= Kito de Boer =

Dutch consultant

Kito de Boer (born April 29, 1957) is a Dutch consultant, former senior McKinsey director and former diplomat, who served as head of mission of the Office of the Quartet from May 2015 to June 2017. The Quartet is a foursome of nations, international and supranational entities that mediates between Israelis and Palestinians. The Quartet comprises the United Nations, the United States, the European Union and Russia.
The Office of the Quartet, located in East Jerusalem, is mandated to take "tangible steps on the ground to advance the Palestinian economy and preserve the possibility of a two state solution." As head, De Boer led on the Office of the Quartet's strategy on Palestinian economic and institutional empowerment, including matters concerning rule of law and economic development, as well as movement and access.

==Early life and education==
De Boer was born in Venezuela and educated in England. He earned a BSc in management sciences from Loughborough University and an MBA from Cranfield School of Management.

==Business life and career==
Early in his career, De Boer worked for Shell Netherlands, and Burroughs Computers in Rancho Bernado, California, and in Detroit, Michigan. He worked for Electrolux S.E. Asia, and was based in Singapore. He joined McKinsey & Co. in London in 1985.
In 1992, he went to New Delhi as one of five partners who were a "landing party" for the consulting firm. He helped found the Delhi office, was location manager and headed the consumer goods and retail practice in India. During his time in India, he was elected senior partner.

In 2000, he moved to Dubai to found the consulting firm's Middle East practice. In 2009, he became the leader of McKinsey's Public and Social Sector practice in Europe, the Middle East and Africa, where he was responsible for McKinsey's work for governments and non-profits. From 2012, still based in Dubai, Kito also co-led the McKinsey Center for Government, a global hub for research and innovation in government performance.
Journalist Frank Kane, writing in The National, said De Boer counted as confidants many of the most powerful political and business leaders in the world.

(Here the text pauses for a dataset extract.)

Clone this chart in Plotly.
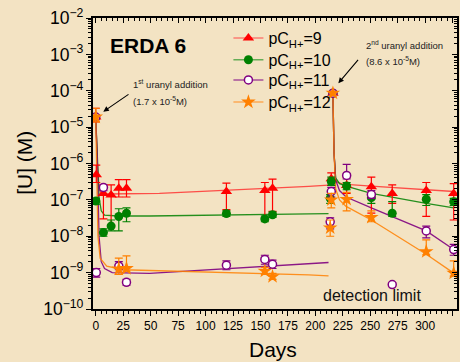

De Boer, working as a consultant for The Portland Trust, developed a plan for growth for $13 billion GDP Palestinian economy. On April 24, 2014, at a State Department event, Secretary of State John Kerry and then Quartet Representative Tony Blair appointed De Boer Head of Mission with a specific mandate to implement the Initiative of the Palestinian Economy. In May 2015, Tony Blair stepped aside as Quartet Representative. De Boer has given several interviews about his role, including one with the YPO, in which he said the two-state solution is the only viable solution.
In an interview with CNBC, he talked about Office of the Quartet's role in economic development, and said the Office and a new, related nonprofit deal catalyst, Shurook, want to find $1 billion in outside investment for the Palestinian economy. The Office works with the Palestinian and Israeli governments to create pro-investment policies and win permissions for specific projects, he said. "We do the pre-development work before an investor feels comfortable that they can make an investment," he said.

In 2017, De Boer joined the Abraaj Group as its "Managing Partner" to oversee Abraaj’s Impact Investing business and spearhead the group’s global efforts prior to its liquidation due to accusations of fraud.

==Indian art collector==
De Boer and his wife, Jane Gowers, are noted collectors of Indian art. Their collection, located in New Delhi, London and Dubai and numbering about 1,000 pieces, is one of the largest and most varied collections of modern Indian art in private hands, according to the introduction to a book on the collection by Giles Tilloston titled Modern Indian Painting: From The De Boer Collection. The collection includes works by Ganesh Pyne, Rameshwar Broota, S. H. Raza, Francis Newton Souza, A Ramachandran, Vasudeo Gaitonde, M. F. Husain and K Lama Goud.

De Boer has said he and Gowers collected the art by "a process that is not complicated, just nine words: one object at a time with love and responsibility. ... Collectors are not interesting, the collections are. But if you do an autopsy on the collection then perhaps you can learn about the psychology behind the process of collecting."